-------- Given information --------
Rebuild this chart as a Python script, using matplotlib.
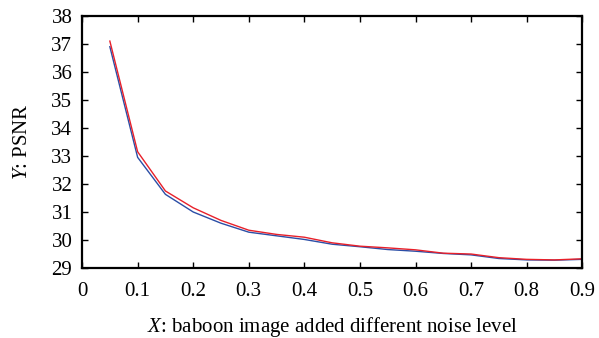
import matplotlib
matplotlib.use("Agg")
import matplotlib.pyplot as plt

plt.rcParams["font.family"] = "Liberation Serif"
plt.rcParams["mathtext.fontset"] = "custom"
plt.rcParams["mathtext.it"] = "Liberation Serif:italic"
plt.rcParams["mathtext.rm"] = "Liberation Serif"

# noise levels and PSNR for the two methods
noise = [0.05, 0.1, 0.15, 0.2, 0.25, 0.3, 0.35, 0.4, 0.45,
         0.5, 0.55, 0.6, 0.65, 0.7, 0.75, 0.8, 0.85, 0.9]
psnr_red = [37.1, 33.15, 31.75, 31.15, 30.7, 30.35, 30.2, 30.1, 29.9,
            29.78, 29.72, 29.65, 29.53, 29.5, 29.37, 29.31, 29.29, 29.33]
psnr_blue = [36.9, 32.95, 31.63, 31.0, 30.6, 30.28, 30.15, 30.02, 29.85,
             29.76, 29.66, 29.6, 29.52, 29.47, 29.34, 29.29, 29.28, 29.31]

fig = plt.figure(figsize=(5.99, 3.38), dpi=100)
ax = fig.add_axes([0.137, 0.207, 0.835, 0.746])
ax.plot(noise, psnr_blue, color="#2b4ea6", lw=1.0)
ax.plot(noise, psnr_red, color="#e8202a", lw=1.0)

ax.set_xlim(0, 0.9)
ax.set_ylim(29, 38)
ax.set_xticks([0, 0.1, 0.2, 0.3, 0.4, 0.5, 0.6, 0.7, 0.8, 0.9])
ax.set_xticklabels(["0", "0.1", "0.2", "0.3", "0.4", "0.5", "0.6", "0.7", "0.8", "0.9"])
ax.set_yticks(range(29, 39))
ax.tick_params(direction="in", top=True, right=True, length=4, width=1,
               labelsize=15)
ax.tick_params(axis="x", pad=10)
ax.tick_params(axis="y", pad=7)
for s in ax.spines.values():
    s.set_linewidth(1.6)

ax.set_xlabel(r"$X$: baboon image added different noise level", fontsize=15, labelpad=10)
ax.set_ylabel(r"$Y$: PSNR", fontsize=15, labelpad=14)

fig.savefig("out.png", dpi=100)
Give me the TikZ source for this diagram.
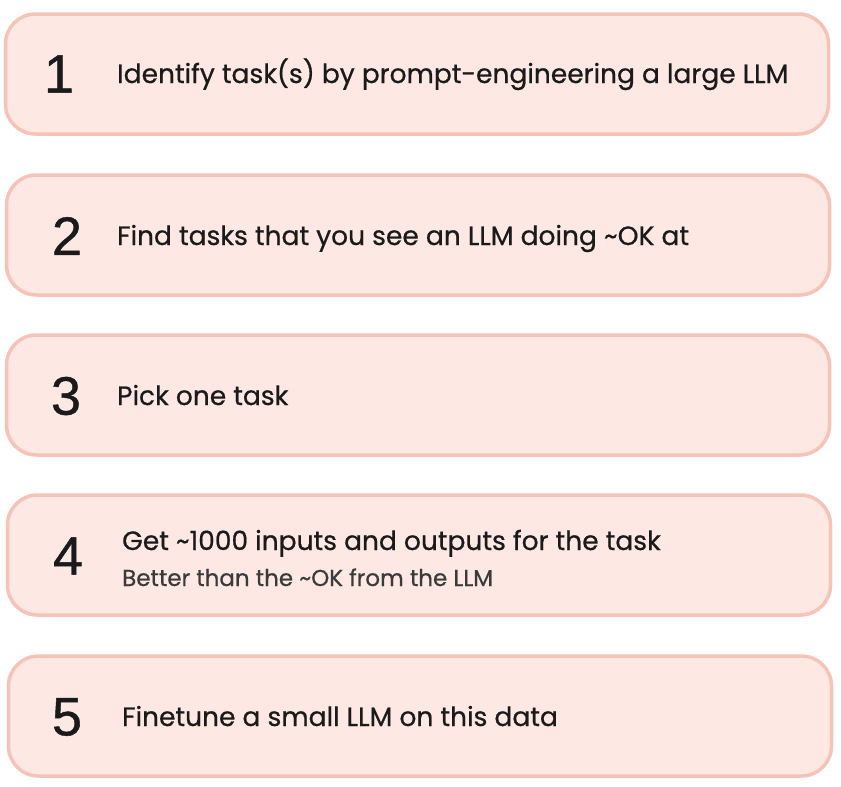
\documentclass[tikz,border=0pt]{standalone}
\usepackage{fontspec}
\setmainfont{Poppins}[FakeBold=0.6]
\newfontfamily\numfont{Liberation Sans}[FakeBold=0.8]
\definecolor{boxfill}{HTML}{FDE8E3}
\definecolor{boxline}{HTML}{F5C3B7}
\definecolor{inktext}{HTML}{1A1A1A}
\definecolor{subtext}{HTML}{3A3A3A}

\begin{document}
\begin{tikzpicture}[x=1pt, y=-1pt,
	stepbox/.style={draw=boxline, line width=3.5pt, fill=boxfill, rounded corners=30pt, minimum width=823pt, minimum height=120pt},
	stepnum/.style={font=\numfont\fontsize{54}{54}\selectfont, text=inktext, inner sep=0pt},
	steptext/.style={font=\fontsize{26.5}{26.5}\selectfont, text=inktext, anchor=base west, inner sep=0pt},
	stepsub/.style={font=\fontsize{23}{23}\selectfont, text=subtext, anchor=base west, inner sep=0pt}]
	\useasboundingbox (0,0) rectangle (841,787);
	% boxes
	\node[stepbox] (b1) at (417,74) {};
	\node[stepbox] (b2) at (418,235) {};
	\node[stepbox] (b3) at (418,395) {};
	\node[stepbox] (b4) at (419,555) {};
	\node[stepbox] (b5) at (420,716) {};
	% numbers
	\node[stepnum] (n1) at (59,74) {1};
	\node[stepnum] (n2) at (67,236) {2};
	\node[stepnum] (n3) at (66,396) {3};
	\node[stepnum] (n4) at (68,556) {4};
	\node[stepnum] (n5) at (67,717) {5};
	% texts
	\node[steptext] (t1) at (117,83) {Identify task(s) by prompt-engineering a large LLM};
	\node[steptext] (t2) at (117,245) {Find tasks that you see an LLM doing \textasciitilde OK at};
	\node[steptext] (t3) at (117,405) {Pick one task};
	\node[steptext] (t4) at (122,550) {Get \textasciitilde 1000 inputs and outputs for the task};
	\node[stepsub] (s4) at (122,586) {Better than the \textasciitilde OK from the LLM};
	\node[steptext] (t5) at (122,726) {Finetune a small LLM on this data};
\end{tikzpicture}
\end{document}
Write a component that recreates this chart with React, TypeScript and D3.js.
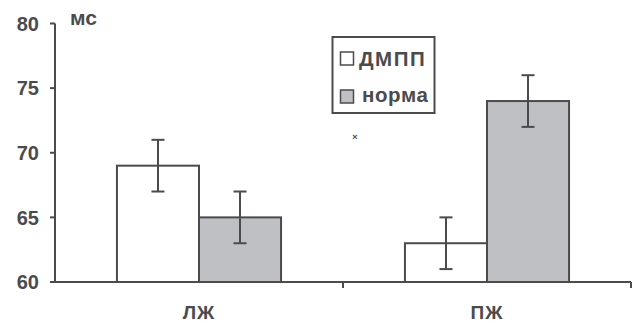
--------
Print the full listing exactly, dropping the pictures.

## Expected output
Rebuild this chart as a Python script, using matplotlib.
import matplotlib
matplotlib.use("Agg")
import matplotlib.pyplot as plt

plt.rcParams["font.family"] = "Liberation Serif"
plt.rcParams["mathtext.fontset"] = "custom"
plt.rcParams["mathtext.it"] = "Liberation Serif:italic"
plt.rcParams["mathtext.rm"] = "Liberation Serif"

# noise levels and PSNR for the two methods
noise = [0.05, 0.1, 0.15, 0.2, 0.25, 0.3, 0.35, 0.4, 0.45,
         0.5, 0.55, 0.6, 0.65, 0.7, 0.75, 0.8, 0.85, 0.9]
psnr_red = [37.1, 33.15, 31.75, 31.15, 30.7, 30.35, 30.2, 30.1, 29.9,
            29.78, 29.72, 29.65, 29.53, 29.5, 29.37, 29.31, 29.29, 29.33]
psnr_blue = [36.9, 32.95, 31.63, 31.0, 30.6, 30.28, 30.15, 30.02, 29.85,
             29.76, 29.66, 29.6, 29.52, 29.47, 29.34, 29.29, 29.28, 29.31]

fig = plt.figure(figsize=(5.99, 3.38), dpi=100)
ax = fig.add_axes([0.137, 0.207, 0.835, 0.746])
ax.plot(noise, psnr_blue, color="#2b4ea6", lw=1.0)
ax.plot(noise, psnr_red, color="#e8202a", lw=1.0)

ax.set_xlim(0, 0.9)
ax.set_ylim(29, 38)
ax.set_xticks([0, 0.1, 0.2, 0.3, 0.4, 0.5, 0.6, 0.7, 0.8, 0.9])
ax.set_xticklabels(["0", "0.1", "0.2", "0.3", "0.4", "0.5", "0.6", "0.7", "0.8", "0.9"])
ax.set_yticks(range(29, 39))
ax.tick_params(direction="in", top=True, right=True, length=4, width=1,
               labelsize=15)
ax.tick_params(axis="x", pad=10)
ax.tick_params(axis="y", pad=7)
for s in ax.spines.values():
    s.set_linewidth(1.6)

ax.set_xlabel(r"$X$: baboon image added different noise level", fontsize=15, labelpad=10)
ax.set_ylabel(r"$Y$: PSNR", fontsize=15, labelpad=14)

fig.savefig("out.png", dpi=100)
Give me the TikZ source for this diagram.
\documentclass[tikz,border=0pt]{standalone}
\usepackage{fontspec}
\setmainfont{Poppins}[FakeBold=0.6]
\newfontfamily\numfont{Liberation Sans}[FakeBold=0.8]
\definecolor{boxfill}{HTML}{FDE8E3}
\definecolor{boxline}{HTML}{F5C3B7}
\definecolor{inktext}{HTML}{1A1A1A}
\definecolor{subtext}{HTML}{3A3A3A}

\begin{document}
\begin{tikzpicture}[x=1pt, y=-1pt,
	stepbox/.style={draw=boxline, line width=3.5pt, fill=boxfill, rounded corners=30pt, minimum width=823pt, minimum height=120pt},
	stepnum/.style={font=\numfont\fontsize{54}{54}\selectfont, text=inktext, inner sep=0pt},
	steptext/.style={font=\fontsize{26.5}{26.5}\selectfont, text=inktext, anchor=base west, inner sep=0pt},
	stepsub/.style={font=\fontsize{23}{23}\selectfont, text=subtext, anchor=base west, inner sep=0pt}]
	\useasboundingbox (0,0) rectangle (841,787);
	% boxes
	\node[stepbox] (b1) at (417,74) {};
	\node[stepbox] (b2) at (418,235) {};
	\node[stepbox] (b3) at (418,395) {};
	\node[stepbox] (b4) at (419,555) {};
	\node[stepbox] (b5) at (420,716) {};
	% numbers
	\node[stepnum] (n1) at (59,74) {1};
	\node[stepnum] (n2) at (67,236) {2};
	\node[stepnum] (n3) at (66,396) {3};
	\node[stepnum] (n4) at (68,556) {4};
	\node[stepnum] (n5) at (67,717) {5};
	% texts
	\node[steptext] (t1) at (117,83) {Identify task(s) by prompt-engineering a large LLM};
	\node[steptext] (t2) at (117,245) {Find tasks that you see an LLM doing \textasciitilde OK at};
	\node[steptext] (t3) at (117,405) {Pick one task};
	\node[steptext] (t4) at (122,550) {Get \textasciitilde 1000 inputs and outputs for the task};
	\node[stepsub] (s4) at (122,586) {Better than the \textasciitilde OK from the LLM};
	\node[steptext] (t5) at (122,726) {Finetune a small LLM on this data};
\end{tikzpicture}
\end{document}
Write a component that recreates this chart with React, TypeScript and D3.js.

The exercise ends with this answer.